It's that time of year when meteorology seems to become more of a mythical ideal than an actual, applicable part of daily life. Going to bed often feels like rolling the dice and covering your eyes to see what you've rolled come morning. Maybe sunny and 75, maybe snow.
A foundational aspect of agriculture, no matter what sector you find yourself within, is the idea of existing at the mercy of the weather. There is a veritable house of cards in any daily schedule that is one rainstorm away from tumbling down. The part of me that struggles to control the uncontrollables finds this to be a hard pill to swallow.
Being *somewhat* of a perfectionist, I tend towards being more of the shaking my fist at the sky than dancing in the rain type. Such was the case when I woke up recently to the first snowfall of the season. Not so much the dreamy, fluffy, fat flakes that I relish in deep winter. More of the half rain, half sleet, all miserable sort of storm that is accompanied by the sort of phone call where there are more animals out of pastures than there are in.
On the phone with Corinne, I was beginning my fist shaking. Lamenting just how put out I was by nature ruining my carefully laid plans and the plans of those with hay and grain still to be put up, or stacks still to cover. She stopped me instantly, pausing a moment before saying something like this:
Mother nature provides all things for us. Nature does not ruin our plans. We feel this way when our systems are not resilient enough to exist with nature in harmony.
It took me aback for a moment. So stuck in my commitment to complaining and so far from the bottom of my first cup of coffee was I - I had not realized just how irrelevant my annoyance was in the right frame.
The way that the ranch operates is not "normal". It is not commercialized. To the outside eye, there are aspects of our workflow that may seem disorganized, casual, and perhaps even negligent.
The truth, in the sense of the word that all things we hold independently are our own truths, is that we refuse to operate in any pattern that necessitates fighting nature. Or fighting animals. Or fighting the uncontrollables.

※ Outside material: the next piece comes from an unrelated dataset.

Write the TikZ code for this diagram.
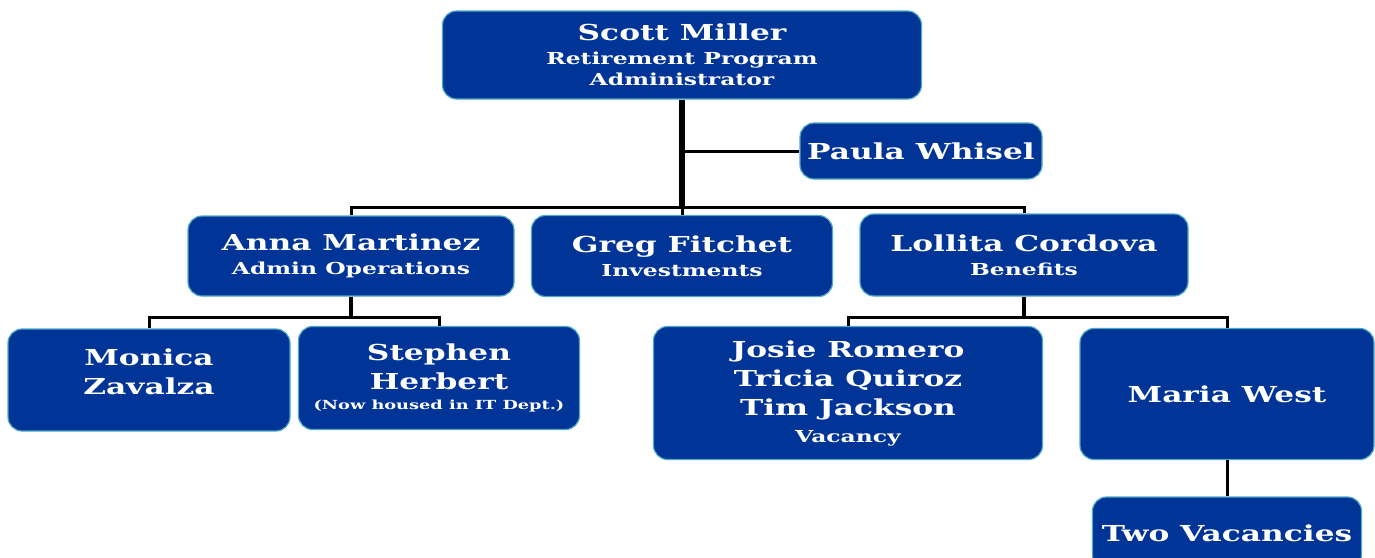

If the pigs refuse to be rounded up? We'll go weed some flower beds and try again tomorrow. Enjoying the sight of them playing in the horse pasture or curiously inspecting the livestock dog accommodations.
If an employee isn't feeling well? We'll rework the day to send them home to rest. There is an endless list of things to be done. There is NOT an endless reserve within the body.
If snow falls early, and the winter paddocks aren't ready and the hotwire is compromised by heavy, wet precipitation? We will do our best to contain animals, do what we can, and smile and laugh at best-laid plans.
The animals, bred to be resilient and strong, are unbothered by the snow.
The pastures, healthy and thick, are still lush and ready to eat beneath the dusting of snow and ice. We will not need hay for some time yet.
Nature knows nothing of my list. It does work to spite or please me. It is a law unto its own, unconcerned with the efforts of the relative specks that we are to fight it. It will bless me where I work alongside it, and it will take away from me the same.
Farming, in the long-lens, is a lot like life. None of us can know what awaits us each morning. There are storms, illnesses, accidents, and trials we cannot predict. Fighting it is futile. Acceptance of the flow is everything. I will lay plans, and life will undo them despite me.
For now, the sleet is still falling, and the sheep are out again. I'll turn up my jacket collar and grab a grain bucket. I'll laugh at their capers as they wander the ranch. My to-do list isn't any shorter, and my deadlines are still very real.
BUT - all in nature's time. I will change my plans. I will wait for the clouds to clear. I will keep accepting the lessons as they come. And when I can't, suppose I'll call Corinne.